SHORT PROBLEM: Using the records that follow, reproduce exactly the lines starting at the line containing "Clone this chart" and ending at the line containing "import * as". Include both end lines and no pictures.

ENTRIES SUPPLIED:
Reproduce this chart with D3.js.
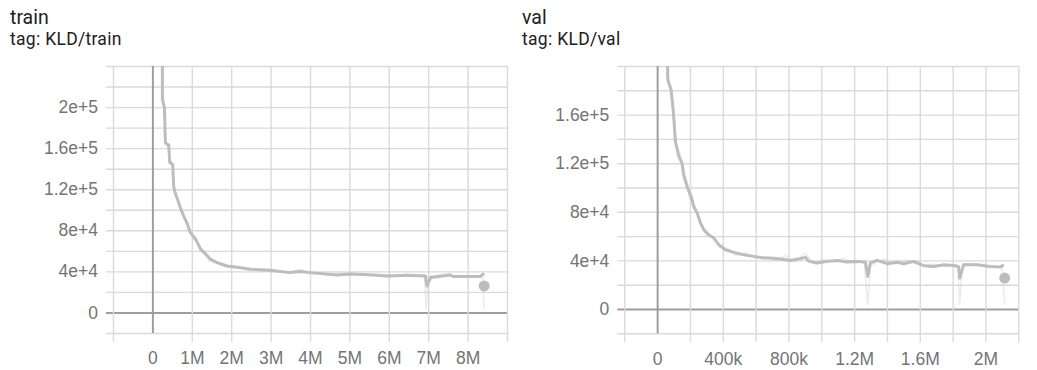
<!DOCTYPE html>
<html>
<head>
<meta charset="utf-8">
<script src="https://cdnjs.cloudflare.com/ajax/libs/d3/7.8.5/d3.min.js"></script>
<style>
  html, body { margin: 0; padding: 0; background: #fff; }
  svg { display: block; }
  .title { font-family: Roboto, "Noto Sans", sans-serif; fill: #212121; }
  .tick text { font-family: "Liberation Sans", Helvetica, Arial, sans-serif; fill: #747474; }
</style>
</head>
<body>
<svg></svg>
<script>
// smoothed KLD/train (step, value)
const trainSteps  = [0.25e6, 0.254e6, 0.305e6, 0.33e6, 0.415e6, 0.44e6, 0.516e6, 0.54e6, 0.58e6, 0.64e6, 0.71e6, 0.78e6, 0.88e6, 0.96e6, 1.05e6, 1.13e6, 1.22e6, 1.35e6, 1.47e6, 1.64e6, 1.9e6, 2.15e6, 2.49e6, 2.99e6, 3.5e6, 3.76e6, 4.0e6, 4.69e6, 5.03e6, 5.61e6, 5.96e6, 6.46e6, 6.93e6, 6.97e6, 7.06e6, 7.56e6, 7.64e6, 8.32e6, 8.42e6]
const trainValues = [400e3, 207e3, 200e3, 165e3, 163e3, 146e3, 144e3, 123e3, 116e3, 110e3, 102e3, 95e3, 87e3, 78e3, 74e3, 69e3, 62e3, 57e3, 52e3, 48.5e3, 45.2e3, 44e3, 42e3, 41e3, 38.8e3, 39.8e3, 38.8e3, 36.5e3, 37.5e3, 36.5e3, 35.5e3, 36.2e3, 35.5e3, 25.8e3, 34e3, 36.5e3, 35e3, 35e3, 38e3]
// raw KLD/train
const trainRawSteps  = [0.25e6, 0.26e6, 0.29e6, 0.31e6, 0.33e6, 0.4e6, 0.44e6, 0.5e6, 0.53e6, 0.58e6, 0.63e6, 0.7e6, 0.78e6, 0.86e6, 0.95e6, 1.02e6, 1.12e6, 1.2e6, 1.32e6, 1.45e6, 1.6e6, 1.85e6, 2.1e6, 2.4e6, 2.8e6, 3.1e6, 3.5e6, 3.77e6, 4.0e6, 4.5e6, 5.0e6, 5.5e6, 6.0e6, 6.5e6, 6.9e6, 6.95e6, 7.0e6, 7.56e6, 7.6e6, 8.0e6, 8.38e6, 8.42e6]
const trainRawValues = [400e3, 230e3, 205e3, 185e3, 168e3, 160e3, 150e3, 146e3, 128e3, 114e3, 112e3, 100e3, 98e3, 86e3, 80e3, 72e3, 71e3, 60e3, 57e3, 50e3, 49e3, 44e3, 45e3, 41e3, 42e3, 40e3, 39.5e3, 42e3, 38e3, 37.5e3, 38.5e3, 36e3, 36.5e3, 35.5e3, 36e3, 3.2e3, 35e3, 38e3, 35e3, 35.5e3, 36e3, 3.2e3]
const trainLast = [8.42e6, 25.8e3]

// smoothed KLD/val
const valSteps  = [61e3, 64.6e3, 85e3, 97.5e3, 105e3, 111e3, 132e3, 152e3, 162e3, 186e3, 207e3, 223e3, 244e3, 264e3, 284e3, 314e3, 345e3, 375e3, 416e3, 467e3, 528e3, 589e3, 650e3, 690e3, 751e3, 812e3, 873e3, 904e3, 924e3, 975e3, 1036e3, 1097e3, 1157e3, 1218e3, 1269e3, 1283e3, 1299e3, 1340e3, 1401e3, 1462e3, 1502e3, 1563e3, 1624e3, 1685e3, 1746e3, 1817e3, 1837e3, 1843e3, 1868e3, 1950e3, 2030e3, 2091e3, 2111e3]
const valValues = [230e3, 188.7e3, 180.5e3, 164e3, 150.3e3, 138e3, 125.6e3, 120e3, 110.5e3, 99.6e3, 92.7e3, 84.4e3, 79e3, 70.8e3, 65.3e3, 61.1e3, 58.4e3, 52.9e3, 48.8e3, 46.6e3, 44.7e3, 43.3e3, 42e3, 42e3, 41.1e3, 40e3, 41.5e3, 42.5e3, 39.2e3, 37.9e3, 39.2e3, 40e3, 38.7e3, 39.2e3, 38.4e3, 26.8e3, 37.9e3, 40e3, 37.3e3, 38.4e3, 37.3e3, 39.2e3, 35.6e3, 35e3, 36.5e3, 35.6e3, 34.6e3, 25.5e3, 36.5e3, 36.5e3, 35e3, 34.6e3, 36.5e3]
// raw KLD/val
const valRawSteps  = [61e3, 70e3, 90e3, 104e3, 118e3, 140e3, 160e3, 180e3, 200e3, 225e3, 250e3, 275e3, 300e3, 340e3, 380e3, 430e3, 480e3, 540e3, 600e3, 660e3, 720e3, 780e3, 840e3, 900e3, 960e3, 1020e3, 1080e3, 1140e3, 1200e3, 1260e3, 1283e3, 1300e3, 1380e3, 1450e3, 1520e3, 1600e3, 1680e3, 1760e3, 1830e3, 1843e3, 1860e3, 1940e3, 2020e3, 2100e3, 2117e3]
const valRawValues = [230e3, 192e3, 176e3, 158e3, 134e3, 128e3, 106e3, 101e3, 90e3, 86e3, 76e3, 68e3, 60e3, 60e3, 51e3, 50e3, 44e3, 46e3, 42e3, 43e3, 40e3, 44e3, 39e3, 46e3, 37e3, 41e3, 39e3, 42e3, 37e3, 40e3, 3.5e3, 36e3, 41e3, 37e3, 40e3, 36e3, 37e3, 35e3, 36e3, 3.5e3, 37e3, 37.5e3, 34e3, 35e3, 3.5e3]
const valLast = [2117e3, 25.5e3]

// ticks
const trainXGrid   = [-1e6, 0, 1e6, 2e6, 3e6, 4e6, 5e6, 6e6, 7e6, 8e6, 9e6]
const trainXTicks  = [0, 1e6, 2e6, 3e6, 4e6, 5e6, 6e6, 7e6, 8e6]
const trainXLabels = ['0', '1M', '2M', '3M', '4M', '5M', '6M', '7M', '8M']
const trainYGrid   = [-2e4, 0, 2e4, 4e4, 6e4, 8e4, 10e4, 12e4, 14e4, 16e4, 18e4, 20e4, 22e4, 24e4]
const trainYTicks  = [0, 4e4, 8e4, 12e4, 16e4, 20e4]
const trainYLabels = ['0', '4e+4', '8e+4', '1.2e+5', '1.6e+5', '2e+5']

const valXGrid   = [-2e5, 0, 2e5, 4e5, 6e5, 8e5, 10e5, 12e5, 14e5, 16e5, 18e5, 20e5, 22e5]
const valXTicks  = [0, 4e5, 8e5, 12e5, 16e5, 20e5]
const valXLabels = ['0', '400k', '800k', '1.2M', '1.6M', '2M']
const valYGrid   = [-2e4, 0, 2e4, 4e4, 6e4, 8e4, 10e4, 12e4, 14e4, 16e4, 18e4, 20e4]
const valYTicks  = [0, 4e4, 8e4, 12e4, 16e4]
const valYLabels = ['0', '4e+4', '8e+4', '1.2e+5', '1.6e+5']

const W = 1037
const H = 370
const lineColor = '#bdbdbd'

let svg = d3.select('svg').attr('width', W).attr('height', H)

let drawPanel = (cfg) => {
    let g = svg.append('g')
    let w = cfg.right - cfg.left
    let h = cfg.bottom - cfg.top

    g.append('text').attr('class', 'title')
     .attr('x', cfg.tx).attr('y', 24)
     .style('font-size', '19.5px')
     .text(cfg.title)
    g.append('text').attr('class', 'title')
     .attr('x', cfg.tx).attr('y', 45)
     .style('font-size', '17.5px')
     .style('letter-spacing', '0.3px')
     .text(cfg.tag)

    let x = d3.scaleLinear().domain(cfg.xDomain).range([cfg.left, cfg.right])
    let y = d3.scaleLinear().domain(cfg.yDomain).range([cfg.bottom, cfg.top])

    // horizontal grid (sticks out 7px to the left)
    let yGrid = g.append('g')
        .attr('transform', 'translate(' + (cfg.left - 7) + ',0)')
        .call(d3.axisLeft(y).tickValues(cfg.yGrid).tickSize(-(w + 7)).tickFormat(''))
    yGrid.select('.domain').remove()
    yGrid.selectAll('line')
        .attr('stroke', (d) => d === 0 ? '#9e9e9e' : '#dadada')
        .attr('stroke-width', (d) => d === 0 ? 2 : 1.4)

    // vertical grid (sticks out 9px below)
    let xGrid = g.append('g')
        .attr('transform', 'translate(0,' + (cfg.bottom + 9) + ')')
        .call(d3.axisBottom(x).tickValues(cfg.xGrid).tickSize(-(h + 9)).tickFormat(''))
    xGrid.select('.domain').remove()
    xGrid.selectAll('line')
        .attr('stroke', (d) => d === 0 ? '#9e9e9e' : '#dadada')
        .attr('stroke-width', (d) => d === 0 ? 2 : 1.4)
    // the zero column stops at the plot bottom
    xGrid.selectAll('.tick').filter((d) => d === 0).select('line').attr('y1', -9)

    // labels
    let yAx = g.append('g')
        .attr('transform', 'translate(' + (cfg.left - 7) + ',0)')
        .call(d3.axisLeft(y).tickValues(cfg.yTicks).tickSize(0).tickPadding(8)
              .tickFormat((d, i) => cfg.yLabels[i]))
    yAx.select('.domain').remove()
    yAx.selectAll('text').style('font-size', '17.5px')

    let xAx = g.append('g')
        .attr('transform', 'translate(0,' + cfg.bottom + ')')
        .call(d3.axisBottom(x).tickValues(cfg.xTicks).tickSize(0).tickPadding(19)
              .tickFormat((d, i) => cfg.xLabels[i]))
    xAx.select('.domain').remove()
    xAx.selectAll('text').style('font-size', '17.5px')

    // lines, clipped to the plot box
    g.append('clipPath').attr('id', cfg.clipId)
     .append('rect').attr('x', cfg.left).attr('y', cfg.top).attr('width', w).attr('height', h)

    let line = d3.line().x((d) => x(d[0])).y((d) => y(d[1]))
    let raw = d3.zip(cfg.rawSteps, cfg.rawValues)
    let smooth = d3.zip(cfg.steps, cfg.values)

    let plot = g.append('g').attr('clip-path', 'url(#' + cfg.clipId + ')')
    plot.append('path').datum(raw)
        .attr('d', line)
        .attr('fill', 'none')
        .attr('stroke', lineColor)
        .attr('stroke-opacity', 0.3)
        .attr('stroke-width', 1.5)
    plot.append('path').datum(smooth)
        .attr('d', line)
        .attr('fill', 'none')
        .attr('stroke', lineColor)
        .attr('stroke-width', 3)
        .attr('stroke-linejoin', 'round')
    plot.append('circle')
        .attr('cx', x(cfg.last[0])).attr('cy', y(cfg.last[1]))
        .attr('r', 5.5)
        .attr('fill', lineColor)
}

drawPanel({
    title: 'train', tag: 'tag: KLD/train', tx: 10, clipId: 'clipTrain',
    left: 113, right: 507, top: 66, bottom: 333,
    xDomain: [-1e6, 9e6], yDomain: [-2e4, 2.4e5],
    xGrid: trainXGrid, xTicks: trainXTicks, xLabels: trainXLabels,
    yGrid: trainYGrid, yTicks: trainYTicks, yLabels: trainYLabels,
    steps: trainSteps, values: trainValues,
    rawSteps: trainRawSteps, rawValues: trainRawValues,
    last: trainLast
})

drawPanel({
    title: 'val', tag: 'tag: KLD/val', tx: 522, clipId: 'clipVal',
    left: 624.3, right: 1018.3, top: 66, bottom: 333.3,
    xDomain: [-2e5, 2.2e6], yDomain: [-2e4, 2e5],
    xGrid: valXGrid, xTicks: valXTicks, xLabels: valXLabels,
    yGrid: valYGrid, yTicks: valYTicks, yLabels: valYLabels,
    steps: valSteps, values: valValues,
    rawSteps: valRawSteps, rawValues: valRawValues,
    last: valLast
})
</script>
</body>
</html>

---

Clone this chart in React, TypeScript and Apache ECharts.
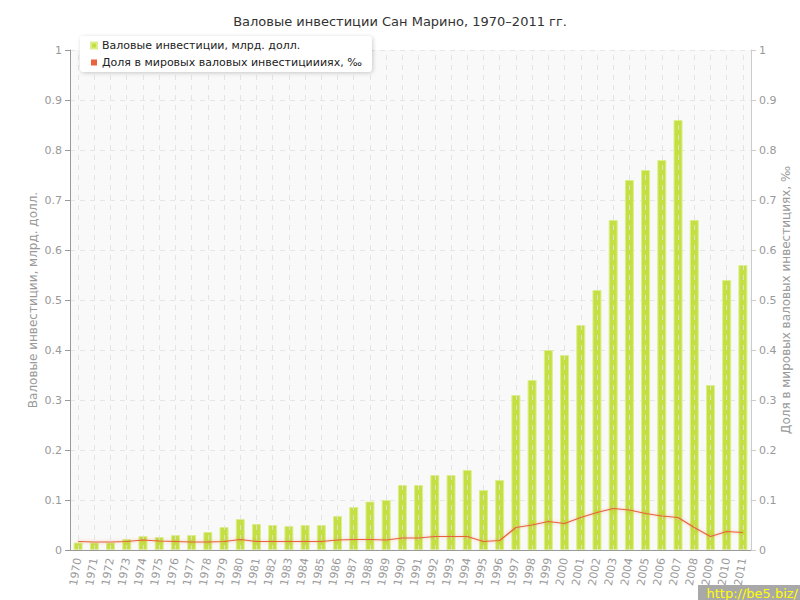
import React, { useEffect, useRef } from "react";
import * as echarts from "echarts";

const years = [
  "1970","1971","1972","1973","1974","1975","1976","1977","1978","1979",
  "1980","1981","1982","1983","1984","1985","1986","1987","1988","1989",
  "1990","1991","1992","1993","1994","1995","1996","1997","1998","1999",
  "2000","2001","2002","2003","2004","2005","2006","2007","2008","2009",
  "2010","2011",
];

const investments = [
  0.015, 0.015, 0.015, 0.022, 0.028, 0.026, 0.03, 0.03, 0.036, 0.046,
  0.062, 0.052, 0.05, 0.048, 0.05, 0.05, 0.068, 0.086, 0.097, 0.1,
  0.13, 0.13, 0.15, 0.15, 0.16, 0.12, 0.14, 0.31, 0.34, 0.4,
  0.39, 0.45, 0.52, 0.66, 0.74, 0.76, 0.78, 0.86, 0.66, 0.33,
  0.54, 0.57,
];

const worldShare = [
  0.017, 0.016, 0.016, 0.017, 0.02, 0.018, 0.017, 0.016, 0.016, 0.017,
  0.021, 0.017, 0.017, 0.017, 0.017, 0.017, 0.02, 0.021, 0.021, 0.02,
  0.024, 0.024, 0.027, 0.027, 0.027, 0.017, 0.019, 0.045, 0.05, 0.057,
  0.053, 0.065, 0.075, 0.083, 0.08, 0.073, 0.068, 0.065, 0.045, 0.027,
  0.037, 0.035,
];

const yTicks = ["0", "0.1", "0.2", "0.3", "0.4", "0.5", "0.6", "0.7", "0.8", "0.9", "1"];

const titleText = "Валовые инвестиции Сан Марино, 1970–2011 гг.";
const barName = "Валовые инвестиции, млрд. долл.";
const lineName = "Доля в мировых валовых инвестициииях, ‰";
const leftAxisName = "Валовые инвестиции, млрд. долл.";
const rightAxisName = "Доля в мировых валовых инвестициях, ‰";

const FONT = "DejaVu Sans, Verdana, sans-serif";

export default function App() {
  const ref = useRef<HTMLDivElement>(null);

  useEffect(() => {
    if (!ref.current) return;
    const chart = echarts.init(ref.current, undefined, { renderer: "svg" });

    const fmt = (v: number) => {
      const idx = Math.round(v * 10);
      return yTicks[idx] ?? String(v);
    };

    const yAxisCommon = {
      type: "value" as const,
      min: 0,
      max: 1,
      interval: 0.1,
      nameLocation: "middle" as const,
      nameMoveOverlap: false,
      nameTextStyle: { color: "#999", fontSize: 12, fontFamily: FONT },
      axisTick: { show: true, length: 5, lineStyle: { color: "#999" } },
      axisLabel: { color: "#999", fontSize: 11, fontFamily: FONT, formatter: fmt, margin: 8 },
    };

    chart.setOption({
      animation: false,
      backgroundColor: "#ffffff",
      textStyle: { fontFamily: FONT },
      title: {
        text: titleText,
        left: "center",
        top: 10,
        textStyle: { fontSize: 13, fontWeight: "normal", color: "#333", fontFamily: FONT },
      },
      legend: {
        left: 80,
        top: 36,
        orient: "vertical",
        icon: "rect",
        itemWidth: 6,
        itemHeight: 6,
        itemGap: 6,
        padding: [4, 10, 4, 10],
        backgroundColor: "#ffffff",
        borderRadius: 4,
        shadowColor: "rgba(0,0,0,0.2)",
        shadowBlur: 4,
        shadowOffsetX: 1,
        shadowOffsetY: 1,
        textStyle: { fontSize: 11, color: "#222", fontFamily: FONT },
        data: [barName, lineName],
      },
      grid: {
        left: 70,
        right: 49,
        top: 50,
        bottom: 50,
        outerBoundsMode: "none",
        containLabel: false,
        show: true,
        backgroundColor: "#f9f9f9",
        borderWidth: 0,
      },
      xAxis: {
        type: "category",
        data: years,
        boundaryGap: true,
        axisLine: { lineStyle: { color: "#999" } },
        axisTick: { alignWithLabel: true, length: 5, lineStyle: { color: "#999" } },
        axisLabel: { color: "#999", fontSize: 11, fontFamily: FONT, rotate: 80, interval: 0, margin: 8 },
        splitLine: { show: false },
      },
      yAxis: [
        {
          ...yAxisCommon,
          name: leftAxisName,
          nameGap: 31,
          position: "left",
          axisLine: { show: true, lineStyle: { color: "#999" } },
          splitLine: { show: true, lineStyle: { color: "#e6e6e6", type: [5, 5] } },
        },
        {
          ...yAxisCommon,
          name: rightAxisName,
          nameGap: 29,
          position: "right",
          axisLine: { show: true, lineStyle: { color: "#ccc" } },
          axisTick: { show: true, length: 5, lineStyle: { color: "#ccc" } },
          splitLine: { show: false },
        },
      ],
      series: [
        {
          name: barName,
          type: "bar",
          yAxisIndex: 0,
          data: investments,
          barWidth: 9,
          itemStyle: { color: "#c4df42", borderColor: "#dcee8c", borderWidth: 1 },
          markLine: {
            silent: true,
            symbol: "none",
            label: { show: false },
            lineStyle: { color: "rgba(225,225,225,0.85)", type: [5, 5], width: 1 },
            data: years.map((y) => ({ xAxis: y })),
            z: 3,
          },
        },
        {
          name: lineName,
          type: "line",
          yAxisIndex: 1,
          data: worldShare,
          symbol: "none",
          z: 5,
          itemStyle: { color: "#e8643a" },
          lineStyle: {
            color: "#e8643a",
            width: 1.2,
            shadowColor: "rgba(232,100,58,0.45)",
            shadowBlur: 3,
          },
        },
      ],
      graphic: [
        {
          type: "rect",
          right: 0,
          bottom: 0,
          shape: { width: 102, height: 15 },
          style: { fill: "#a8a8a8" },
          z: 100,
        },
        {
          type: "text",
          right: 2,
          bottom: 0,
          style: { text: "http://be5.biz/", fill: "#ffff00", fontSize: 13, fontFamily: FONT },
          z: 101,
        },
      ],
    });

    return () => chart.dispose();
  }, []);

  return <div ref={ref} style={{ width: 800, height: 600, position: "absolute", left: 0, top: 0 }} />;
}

...

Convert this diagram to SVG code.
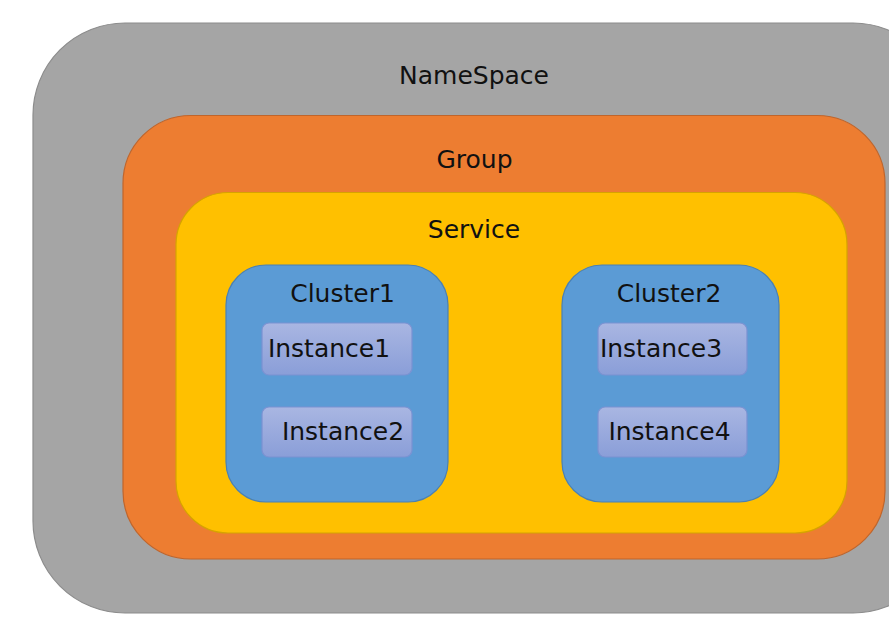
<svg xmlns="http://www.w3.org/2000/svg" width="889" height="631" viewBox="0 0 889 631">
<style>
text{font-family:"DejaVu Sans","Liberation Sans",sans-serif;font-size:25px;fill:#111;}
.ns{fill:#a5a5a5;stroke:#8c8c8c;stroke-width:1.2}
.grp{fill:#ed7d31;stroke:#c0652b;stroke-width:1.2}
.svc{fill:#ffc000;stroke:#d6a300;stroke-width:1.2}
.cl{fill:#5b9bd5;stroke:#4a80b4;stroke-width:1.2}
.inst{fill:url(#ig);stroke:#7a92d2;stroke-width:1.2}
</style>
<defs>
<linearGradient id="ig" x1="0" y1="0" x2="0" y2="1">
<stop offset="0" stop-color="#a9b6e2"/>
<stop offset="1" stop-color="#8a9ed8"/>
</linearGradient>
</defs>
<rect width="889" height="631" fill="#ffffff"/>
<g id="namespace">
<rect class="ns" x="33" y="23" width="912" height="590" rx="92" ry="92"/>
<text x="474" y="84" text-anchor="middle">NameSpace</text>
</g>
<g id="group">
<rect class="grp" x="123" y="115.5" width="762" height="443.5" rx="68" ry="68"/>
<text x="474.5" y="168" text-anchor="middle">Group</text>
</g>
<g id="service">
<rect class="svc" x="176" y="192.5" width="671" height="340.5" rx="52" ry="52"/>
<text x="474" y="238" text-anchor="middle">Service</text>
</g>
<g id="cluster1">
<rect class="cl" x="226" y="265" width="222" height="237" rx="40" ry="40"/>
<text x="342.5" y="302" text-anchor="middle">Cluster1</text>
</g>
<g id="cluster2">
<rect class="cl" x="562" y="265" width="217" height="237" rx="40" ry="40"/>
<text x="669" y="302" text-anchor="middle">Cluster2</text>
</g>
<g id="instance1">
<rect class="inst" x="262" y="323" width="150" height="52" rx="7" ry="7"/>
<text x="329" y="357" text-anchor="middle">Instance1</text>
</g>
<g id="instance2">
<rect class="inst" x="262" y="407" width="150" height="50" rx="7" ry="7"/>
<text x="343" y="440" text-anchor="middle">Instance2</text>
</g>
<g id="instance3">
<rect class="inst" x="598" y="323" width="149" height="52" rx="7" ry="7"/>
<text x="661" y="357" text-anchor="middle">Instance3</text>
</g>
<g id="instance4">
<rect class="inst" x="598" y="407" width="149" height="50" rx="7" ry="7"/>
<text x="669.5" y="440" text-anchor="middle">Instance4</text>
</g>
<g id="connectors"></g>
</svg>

THE RESULT:
Clone this chart in React, TypeScript and Apache ECharts.
import React, { useEffect, useRef } from "react";
import * as echarts from "echarts";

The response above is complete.